[Stored items from a collection]
• • • •

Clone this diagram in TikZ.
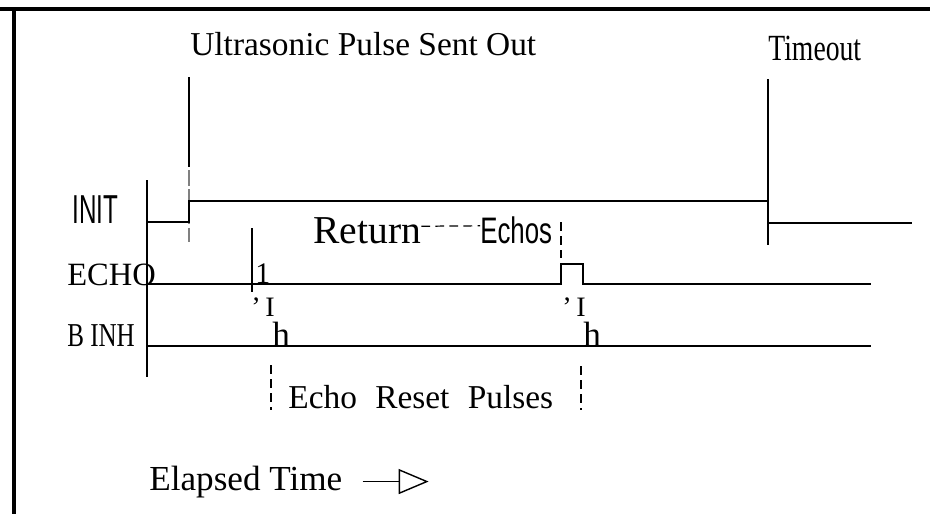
\documentclass[tikz,border=0pt]{standalone}
\usepackage{fontspec}
\setmainfont{Liberation Serif}
\newfontfamily\narrowsans[FakeStretch=0.7]{Liberation Sans}
\newfontfamily\tallsans[FakeStretch=0.6]{Liberation Sans}
\newfontfamily\narrowserif[FakeStretch=0.75]{Liberation Serif}
\newfontfamily\wideserif[WordSpace=2.2]{Liberation Serif}
\usetikzlibrary{arrows.meta}

\tikzset{
  lbl/.style={inner sep=0pt, anchor=base west, font=\fontsize{19}{22}\selectfont},
  small/.style={inner sep=0pt, anchor=base west, font=\fontsize{16}{18}\selectfont},
  sig/.style={line width=1.6pt},
  marker/.style={line width=0.8pt},
  leader/.style={line width=0.7pt, dash pattern=on 5pt off 3pt}
}

\begin{document}
\begin{tikzpicture}[x=0.02cm,y=-0.02cm]
\useasboundingbox (0,0) rectangle (930,514);

% frame
\draw[line width=2.4pt] (0,9) -- (930,9);
\draw[line width=2.8pt] (14,8) -- (14,514);

% labels
\node[lbl] (sent) at (190,55) {Ultrasonic Pulse Sent Out};
\node[lbl, font=\narrowserif\fontsize{21}{24}\selectfont] (tout) at (768,60) {Timeout};
\node[lbl, font=\tallsans\fontsize{23}{26}\selectfont] (init) at (72,223) {INIT};
\node[lbl, font=\fontsize{18.5}{20}\selectfont] (echo) at (67,285) {ECHO};
\node[lbl, font=\narrowserif\fontsize{19}{22}\selectfont] (binh) at (67,346) {B INH};

% time markers
\draw[marker] (189,77) -- (189,167);
\draw[marker, gray, dash pattern=on 9pt off 2pt] (189,170) -- (189,242);
\draw[marker] (768,79) -- (768,245);
\draw[line width=1.2pt] (147,180) -- (147,377);

% waveforms
\draw[sig, line width=1.3pt] (147,222) -- (189,222) -- (189,201) -- (768,201) -- (768,223) -- (912,223);
\draw[sig] (147,284) -- (561,284) -- (561,264) -- (583,264) -- (583,284) -- (871,284);
\draw[sig] (147,346) -- (871,346);

% return echos
\node[lbl, font=\fontsize{22.5}{24}\selectfont] (ret) at (313,243) {Return};
\node[lbl, font=\narrowsans\fontsize{21}{23}\selectfont] (echos) at (480,243) {Echos};
\draw[leader] ([yshift=0.08cm]ret.east) -- ([yshift=0.08cm]echos.west);
\draw[leader] (561,222) -- (561,258);

\draw[marker] (252,228) -- (252,292);
\node[small, font=\fontsize{17}{19}\selectfont] (one) at (255,283) {1};
\node[small] (ia) at (251,316) {'\,I};
\node[lbl, font=\fontsize{20}{22}\selectfont] (ha) at (272,346) {h};
\node[small] (ib) at (562,316) {'\,I};
\node[lbl, font=\fontsize{20}{22}\selectfont] (hb) at (583,346) {h};

% reset pulses
\node[lbl, font=\wideserif\fontsize{19}{22}\selectfont] (rst) at (288,408) {Echo Reset Pulses};
\draw[leader] (271,365) -- (271,410);
\draw[leader] (581,366) -- (581,410);

% time axis
\node[lbl, font=\fontsize{20}{22}\selectfont] (el) at (149,490) {Elapsed Time};
\draw[line width=0.8pt, -{Triangle[open, length=0.6cm, width=0.5cm, line width=0.8pt]}] ([xshift=0.4cm]el.east) -- ++(66,0);
\end{tikzpicture}
\end{document}
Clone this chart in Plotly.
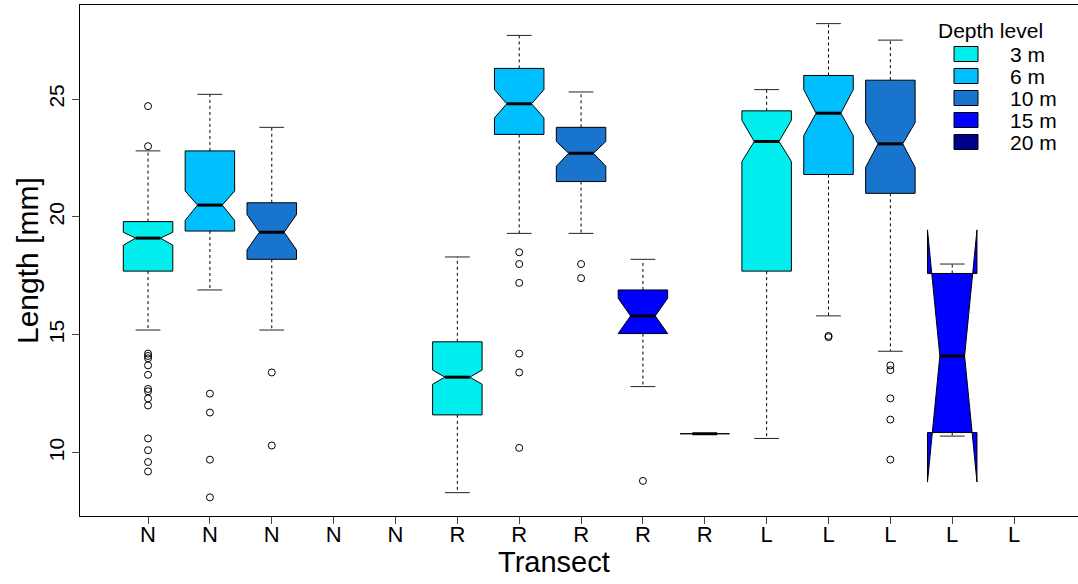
import plotly.graph_objects as go

# ---------------- data ----------------
tick_positions = list(range(1, 16))
tick_labels = ["N"] * 5 + ["R"] * 5 + ["L"] * 5

depth_levels = ["3 m", "6 m", "10 m", "15 m", "20 m"]
depth_colors = ["#00EEEE", "#00BFFF", "#1874CD", "#0000FF", "#00008B"]

box_pos = [1, 2, 3, 6, 7, 8, 9, 10, 11, 12, 13, 14]
box_depth = ["3 m", "6 m", "10 m", "3 m", "6 m", "10 m", "15 m", "20 m", "3 m", "6 m", "10 m", "15 m"]
whisker_lo = [15.2, 16.9, 15.2, 8.3, 19.3, 19.3, 12.8, 10.8, 10.6, 15.8, 14.3, 10.7]
q1 = [17.7, 19.4, 18.2, 11.6, 23.5, 21.5, 15.05, 10.8, 17.7, 21.8, 21.0, 10.85]
median = [19.1, 20.5, 19.35, 13.2, 24.8, 22.7, 15.8, 10.8, 23.2, 24.4, 23.1, 14.1]
q3 = [19.8, 22.8, 20.6, 14.7, 26.3, 23.8, 16.9, 10.8, 24.5, 26.0, 25.8, 17.6]
whisker_hi = [22.8, 25.2, 23.8, 18.3, 27.7, 25.3, 18.2, 10.8, 25.4, 28.2, 27.5, 18.0]
notch_lo = [18.8, 19.85, 18.6, 12.9, 24.2, 22.15, 15.05, 10.8, 22.35, 23.45, 22.1, 8.75]
notch_hi = [19.35, 21.1, 20.1, 13.5, 25.4, 23.2, 16.55, 10.8, 24.1, 25.4, 24.0, 19.45]

outlier_pos = [1] * 15 + [2] * 4 + [3] * 2 + [7] * 6 + [8] * 2 + [9] * 1 + [12] * 2 + [13] * 5
outlier_val = [24.7, 23.0, 14.2, 14.1, 14.0, 13.7, 13.3, 12.7, 12.6, 12.3, 12.0, 10.6, 10.1, 9.6, 9.2,
               12.5, 11.7, 9.7, 8.1,
               13.4, 10.3,
               18.5, 18.0, 17.2, 14.2, 13.4, 10.2,
               18.0, 17.4,
               8.8,
               14.95, 14.9,
               13.7, 13.5, 12.3, 11.4, 9.7]

y_ticks = [10, 15, 20, 25]

# ---------------- layout geometry ----------------
W, H = 1078, 584
ML, MR, MT, MB = 80, 0, 5, 68
PW, PH = W - ML - MR, H - MT - MB
HALF = 0.4      # half box width
NOTCH = 0.5     # notch fraction
CAP = 0.2       # staple half width
FONT = "Liberation Sans, Arial, Helvetica, sans-serif"


def px_x(p):
    return (p - ML) / PW


def px_y(p):
    return (H - MB - p) / PH


color_of = dict(zip(depth_levels, depth_colors))
fig = go.Figure()

# whiskers (dashed)
wx, wy, cx, cy = [], [], [], []
for i, p in enumerate(box_pos):
    wx += [p, p, None, p, p, None]
    wy += [q3[i], whisker_hi[i], None, q1[i], whisker_lo[i], None]
    cx += [p - CAP, p + CAP, None, p - CAP, p + CAP, None]
    cy += [whisker_hi[i], whisker_hi[i], None, whisker_lo[i], whisker_lo[i], None]
fig.add_trace(go.Scatter(x=wx, y=wy, mode="lines", line=dict(color="black", width=1, dash="3px,3px"),
                         hoverinfo="skip", showlegend=False))
fig.add_trace(go.Scatter(x=cx, y=cy, mode="lines", line=dict(color="#222222", width=1),
                         hoverinfo="skip", showlegend=False))

# notched boxes
for i, p in enumerate(box_pos):
    fx = [-1, 1, 1, NOTCH, 1, 1, -1, -1, -NOTCH, -1, -1]
    xs = [p + HALF * f for f in fx]
    ys = [q1[i], q1[i], notch_lo[i], median[i], notch_hi[i], q3[i], q3[i], notch_hi[i], median[i], notch_lo[i], q1[i]]
    fig.add_trace(go.Scatter(x=xs, y=ys, mode="lines", fill="toself",
                             fillcolor=color_of[box_depth[i]],
                             line=dict(color="black", width=1),
                             name=box_depth[i], showlegend=False, hoverinfo="skip"))

# medians
mx, my = [], []
for i, p in enumerate(box_pos):
    mx += [p - HALF * NOTCH, p + HALF * NOTCH, None]
    my += [median[i], median[i], None]
fig.add_trace(go.Scatter(x=mx, y=my, mode="lines", line=dict(color="black", width=3),
                         hoverinfo="skip", showlegend=False))

# outliers
fig.add_trace(go.Scatter(x=outlier_pos, y=outlier_val, mode="markers",
                         marker=dict(symbol="circle-open", size=7, color="black", line=dict(width=1)),
                         showlegend=False))

# manual legend
shapes = []
annotations = []
annotations.append(dict(x=px_x(990), y=px_y(30), xref="paper", yref="paper", text="Depth level",
                        showarrow=False, xanchor="center", yanchor="middle",
                        font=dict(size=21, color="black", family=FONT)))
for k, (lab, col) in enumerate(zip(depth_levels, depth_colors)):
    yc = 54 + 22 * k
    shapes.append(dict(type="rect", xref="paper", yref="paper",
                       x0=px_x(954), x1=px_x(978), y0=px_y(yc - 7.5), y1=px_y(yc + 7.5),
                       fillcolor=col, line=dict(color="black", width=1)))
    annotations.append(dict(x=px_x(1008), y=px_y(yc), xref="paper", yref="paper", text=lab,
                            showarrow=False, xanchor="left", yanchor="middle",
                            font=dict(size=21, color="black", family=FONT)))

# axis titles
annotations.append(dict(x=px_x(554), y=px_y(562), xref="paper", yref="paper", text="Transect",
                        showarrow=False, xanchor="center", yanchor="middle",
                        font=dict(size=29, color="black", family=FONT)))
annotations.append(dict(x=px_x(27), y=px_y(261), xref="paper", yref="paper", text="Length [mm]",
                        showarrow=False, xanchor="center", yanchor="middle", textangle=-90,
                        font=dict(size=30, color="black", family=FONT)))

x_lo = -0.1
x_hi = x_lo + PW / 61.86

fig.update_layout(
    width=W, height=H,
    margin=dict(l=ML, r=MR, t=MT, b=MB, pad=0),
    paper_bgcolor="white", plot_bgcolor="white",
    font=dict(family=FONT, color="black"),
    shapes=shapes, annotations=annotations,
    showlegend=False,
    xaxis=dict(range=[x_lo, x_hi], tickmode="array", tickvals=tick_positions, ticktext=tick_labels,
               ticks="outside", ticklen=7, tickcolor="#444444", showline=True, linecolor="black",
               linewidth=1, mirror=True, showgrid=False, zeroline=False, ticklabelstandoff=-8,
               tickfont=dict(size=22, family=FONT, color="black")),
    yaxis=dict(range=[7.31, 28.99], tickmode="array", tickvals=y_ticks, ticktext=[str(v) for v in y_ticks],
               ticks="outside", ticklen=7, tickcolor="#444444", showline=True, linecolor="black",
               linewidth=1, showgrid=False, zeroline=False, tickangle=-90,
               tickfont=dict(size=21, family=FONT, color="black")),
)

fig.write_html("out.html", config={"displayModeBar": False},
               post_script="document.body.style.margin='0px';document.body.style.padding='0px';")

• • • •

Word for word, restate the lines beginning with the one that has "Clone this chart in Plotly." and ending with the one that has "fig = go.Figure()". Keep both ends and skip any pictures.

* **REPLY TO THE TASK**
Clone this chart in Plotly.
import plotly.graph_objects as go

# ---------------- data ----------------
tick_positions = list(range(1, 16))
tick_labels = ["N"] * 5 + ["R"] * 5 + ["L"] * 5

depth_levels = ["3 m", "6 m", "10 m", "15 m", "20 m"]
depth_colors = ["#00EEEE", "#00BFFF", "#1874CD", "#0000FF", "#00008B"]

box_pos = [1, 2, 3, 6, 7, 8, 9, 10, 11, 12, 13, 14]
box_depth = ["3 m", "6 m", "10 m", "3 m", "6 m", "10 m", "15 m", "20 m", "3 m", "6 m", "10 m", "15 m"]
whisker_lo = [15.2, 16.9, 15.2, 8.3, 19.3, 19.3, 12.8, 10.8, 10.6, 15.8, 14.3, 10.7]
q1 = [17.7, 19.4, 18.2, 11.6, 23.5, 21.5, 15.05, 10.8, 17.7, 21.8, 21.0, 10.85]
median = [19.1, 20.5, 19.35, 13.2, 24.8, 22.7, 15.8, 10.8, 23.2, 24.4, 23.1, 14.1]
q3 = [19.8, 22.8, 20.6, 14.7, 26.3, 23.8, 16.9, 10.8, 24.5, 26.0, 25.8, 17.6]
whisker_hi = [22.8, 25.2, 23.8, 18.3, 27.7, 25.3, 18.2, 10.8, 25.4, 28.2, 27.5, 18.0]
notch_lo = [18.8, 19.85, 18.6, 12.9, 24.2, 22.15, 15.05, 10.8, 22.35, 23.45, 22.1, 8.75]
notch_hi = [19.35, 21.1, 20.1, 13.5, 25.4, 23.2, 16.55, 10.8, 24.1, 25.4, 24.0, 19.45]

outlier_pos = [1] * 15 + [2] * 4 + [3] * 2 + [7] * 6 + [8] * 2 + [9] * 1 + [12] * 2 + [13] * 5
outlier_val = [24.7, 23.0, 14.2, 14.1, 14.0, 13.7, 13.3, 12.7, 12.6, 12.3, 12.0, 10.6, 10.1, 9.6, 9.2,
               12.5, 11.7, 9.7, 8.1,
               13.4, 10.3,
               18.5, 18.0, 17.2, 14.2, 13.4, 10.2,
               18.0, 17.4,
               8.8,
               14.95, 14.9,
               13.7, 13.5, 12.3, 11.4, 9.7]

y_ticks = [10, 15, 20, 25]

# ---------------- layout geometry ----------------
W, H = 1078, 584
ML, MR, MT, MB = 80, 0, 5, 68
PW, PH = W - ML - MR, H - MT - MB
HALF = 0.4      # half box width
NOTCH = 0.5     # notch fraction
CAP = 0.2       # staple half width
FONT = "Liberation Sans, Arial, Helvetica, sans-serif"


def px_x(p):
    return (p - ML) / PW


def px_y(p):
    return (H - MB - p) / PH


color_of = dict(zip(depth_levels, depth_colors))
fig = go.Figure()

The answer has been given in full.